The company accepted her for a 15-hour-a-week, paid internship beginning in February 2016. She was kept on through the summer, then offered the opportunity to continue through the 2016-17 academic year. Shortly after classes began this fall, she was offered a full-time position after graduation.
While many accountancy majors aspire to join one of the Big Four accounting firms, Renaud discovered that she loves working for a small firm.
“I’ve had the opportunity to experience working in both audit and tax, while the bigger firms make you select one or the other,” Renaud said.
She also plans to obtain a master’s degree in taxation and become a certified public accountant after graduation. She aspires to become a partner at a small firm one day.
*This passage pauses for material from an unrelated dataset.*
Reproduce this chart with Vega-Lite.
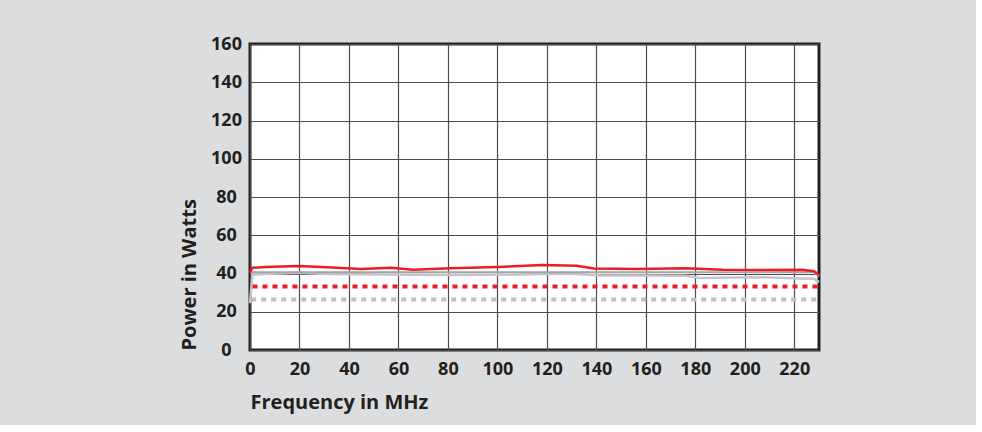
{
  "$schema": "https://vega.github.io/schema/vega-lite/v6.json",
  "autosize": "none",
  "width": 569,
  "height": 306,
  "padding": {"left": 250, "top": 44, "right": 157, "bottom": 75},
  "background": "#dcdddf",
  "config": {
    "view": {"stroke": "#231f20", "strokeWidth": 3, "fill": "#ffffff"},
    "axis": {
      "grid": true,
      "gridColor": "#4d4d4f",
      "gridWidth": 1.2,
      "domain": false,
      "ticks": false,
      "tickSize": 0,
      "labelFlush": false,
      "labelFont": "Open Sans",
      "labelFontWeight": "bold",
      "labelFontSize": 18,
      "labelColor": "#231f20",
      "titleFont": "Open Sans",
      "titleFontWeight": "bold",
      "titleFontSize": 20,
      "titleColor": "#231f20"
    }
  },
  "data": {
    "values": [
      {"series": "redsolid", "f": 0, "p": 40.5},
      {"series": "redsolid", "f": 1, "p": 43.0},
      {"series": "redsolid", "f": 6, "p": 43.4},
      {"series": "redsolid", "f": 20, "p": 43.9},
      {"series": "redsolid", "f": 33, "p": 43.2},
      {"series": "redsolid", "f": 45, "p": 42.3},
      {"series": "redsolid", "f": 57, "p": 43.0},
      {"series": "redsolid", "f": 66, "p": 41.9},
      {"series": "redsolid", "f": 81, "p": 42.7},
      {"series": "redsolid", "f": 100, "p": 43.4},
      {"series": "redsolid", "f": 118, "p": 44.4},
      {"series": "redsolid", "f": 132, "p": 44.1},
      {"series": "redsolid", "f": 139, "p": 42.6},
      {"series": "redsolid", "f": 156, "p": 42.3},
      {"series": "redsolid", "f": 176, "p": 42.7},
      {"series": "redsolid", "f": 191, "p": 42.0},
      {"series": "redsolid", "f": 207, "p": 41.8},
      {"series": "redsolid", "f": 223, "p": 41.9},
      {"series": "redsolid", "f": 228, "p": 41.2},
      {"series": "redsolid", "f": 230, "p": 39.3},
      {"series": "graydark", "f": 0, "p": 40.6},
      {"series": "graydark", "f": 228, "p": 40.6},
      {"series": "graydark", "f": 230, "p": 38.5},
      {"series": "graylight", "f": 0, "p": 24.5},
      {"series": "graylight", "f": 1, "p": 39.5},
      {"series": "graylight", "f": 6, "p": 39.7},
      {"series": "graylight", "f": 20, "p": 40.4},
      {"series": "graylight", "f": 30, "p": 39.7},
      {"series": "graylight", "f": 45, "p": 39.6},
      {"series": "graylight", "f": 60, "p": 39.3},
      {"series": "graylight", "f": 80, "p": 39.2},
      {"series": "graylight", "f": 100, "p": 39.3},
      {"series": "graylight", "f": 118, "p": 39.7},
      {"series": "graylight", "f": 132, "p": 39.7},
      {"series": "graylight", "f": 142, "p": 39.0},
      {"series": "graylight", "f": 160, "p": 38.9},
      {"series": "graylight", "f": 176, "p": 38.8},
      {"series": "graylight", "f": 182, "p": 37.7},
      {"series": "graylight", "f": 195, "p": 37.9},
      {"series": "graylight", "f": 207, "p": 38.0},
      {"series": "graylight", "f": 223, "p": 37.4},
      {"series": "graylight", "f": 228, "p": 37.2},
      {"series": "graylight", "f": 230, "p": 35.5},
      {"series": "graydot", "f": 0.5, "p": 26.4},
      {"series": "graydot", "f": 230, "p": 26.4},
      {"series": "reddot", "f": 1, "p": 33.2},
      {"series": "reddot", "f": 230, "p": 33.2}
    ]
  },
  "encoding": {
    "x": {
      "field": "f",
      "type": "quantitative",
      "scale": {"domain": [0, 230], "nice": false, "zero": true},
      "axis": {
        "title": "Frequency in MHz",
        "values": [0, 20, 40, 60, 80, 100, 120, 140, 160, 180, 200, 220],
        "labelPadding": 10,
        "titleAnchor": "start",
        "titlePadding": 14
      }
    },
    "y": {
      "field": "p",
      "type": "quantitative",
      "scale": {"domain": [0, 160], "nice": false},
      "axis": {
        "title": "Power in Watts",
        "values": [0, 20, 40, 60, 80, 100, 120, 140, 160],
        "labelAlign": "center",
        "labelPadding": 24,
        "titleAnchor": "start",
        "titlePadding": 11
      }
    }
  },
  "layer": [
    {
      "transform": [{"filter": "datum.series === 'graylight'"}],
      "mark": {"type": "line", "color": "#c4c5c7", "strokeWidth": 2.5}
    },
    {
      "transform": [{"filter": "datum.series === 'graydark'"}],
      "mark": {"type": "line", "color": "#a3a4a7", "strokeWidth": 2}
    },
    {
      "transform": [{"filter": "datum.series === 'graydot'"}],
      "mark": {"type": "line", "color": "#bfc0c2", "strokeWidth": 4, "strokeDash": [5, 5], "strokeCap": "butt"}
    },
    {
      "transform": [{"filter": "datum.series === 'reddot'"}],
      "mark": {"type": "line", "color": "#ed1c24", "strokeWidth": 4, "strokeDash": [5, 5], "strokeCap": "butt"}
    },
    {
      "transform": [{"filter": "datum.series === 'redsolid'"}],
      "mark": {"type": "line", "color": "#ed1c24", "strokeWidth": 2.5}
    }
  ]
}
Renaud is an only child. Her father is a machine set-up operator at a lighting company, and her mother is an office assistant for an electrical contractor. When it was time for college, studying business at Providence College was her first choice — far enough from home to make her feel independent, but near enough so she could visit.
Renaud, who has danced since age 3, is a member of the PC Dance Team, which performs at every men’s and women’s basketball game, including those over school vacations.
“I never was a basketball fan before, but sitting so close, right on the court, I get into the games,” she said.
During her junior year, Renaud was a resident assistant in McVinney Hall. This year, she lives off campus, in a house with friends.
“I have loved it at Providence College,” said Renaud. “I’ve met really great people here. I think the people are what makes it great.”